Armstrong is indisputably the organization’s major asset. Growing up in Eugene, Ore., he says, “I wasn’t at all religious. I loved the Coke-and-can-teen double date and the old ’36 Ford.” But he enrolled in his dad’s college in 1952, began studying the Bible and took his father’s place on the air by 1957. Married in 1953, he has three sons: Mark, 22, David, 21, and Matt, 20. The two younger boys are “profoundly deaf,” says Dad, “but they’re perfectly normal and intelligent.”
Armstrong’s value to the church became apparent in 1972 when his father, now 84, banished him from the air-waves. Four months later, with revenues down a reported 40 percent, Garner Ted was reinstated.
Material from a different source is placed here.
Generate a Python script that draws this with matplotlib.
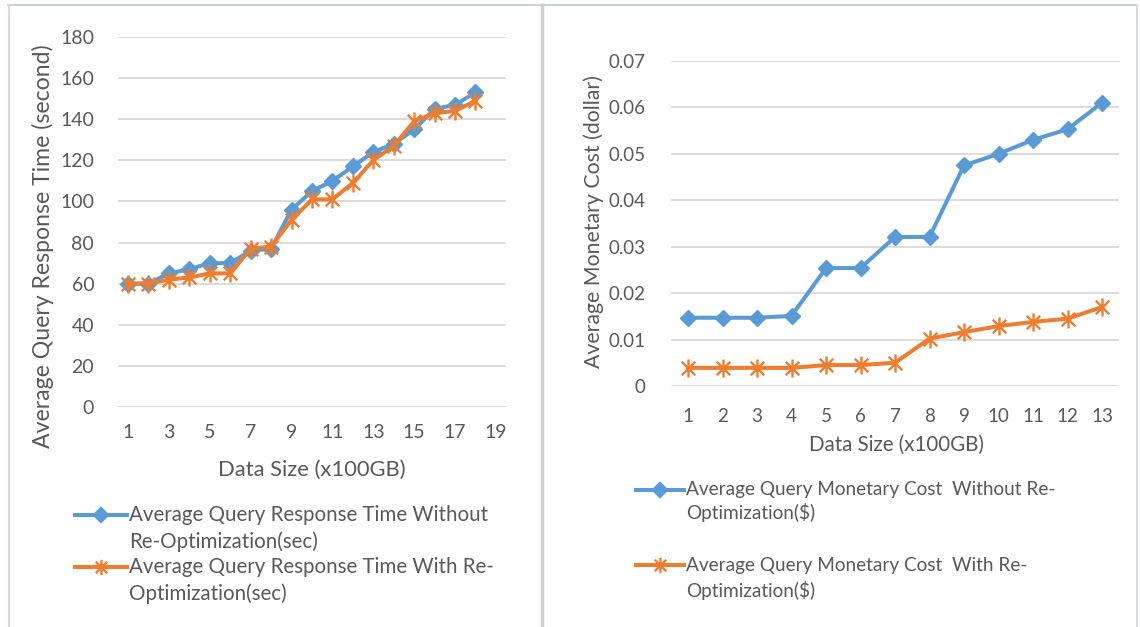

One hypothesis for Herbert’s action was suggested later by the resignation of six ministers after charging Garner Ted with adultery. Armstrong reportedly told one dissident, “All great men God uses for great purposes are men of great passions.”
Armstrong’s home in Pasadena contains landscapes painted by him and a collection of rifles and trophies. He says he would like to be a guide, “showing someone how to knock off an antelope in Wyoming or a bear in Kodiak.” He also writes songs (e.g., Where Oh Where in the Halls of Fame Is the Place To Find a Workingman’s Name?) and is considering putting out an album featuring his own voice.
Armstrong believes he was chosen to preach his doomsday gospel, and the thought is not entirely comforting. “If there weren’t any prophecies in the Bible that talk about the potential destruction of America, I don’t know whether I’d be a news anchorman, a pilot or what—but I wouldn’t be an evangelist.”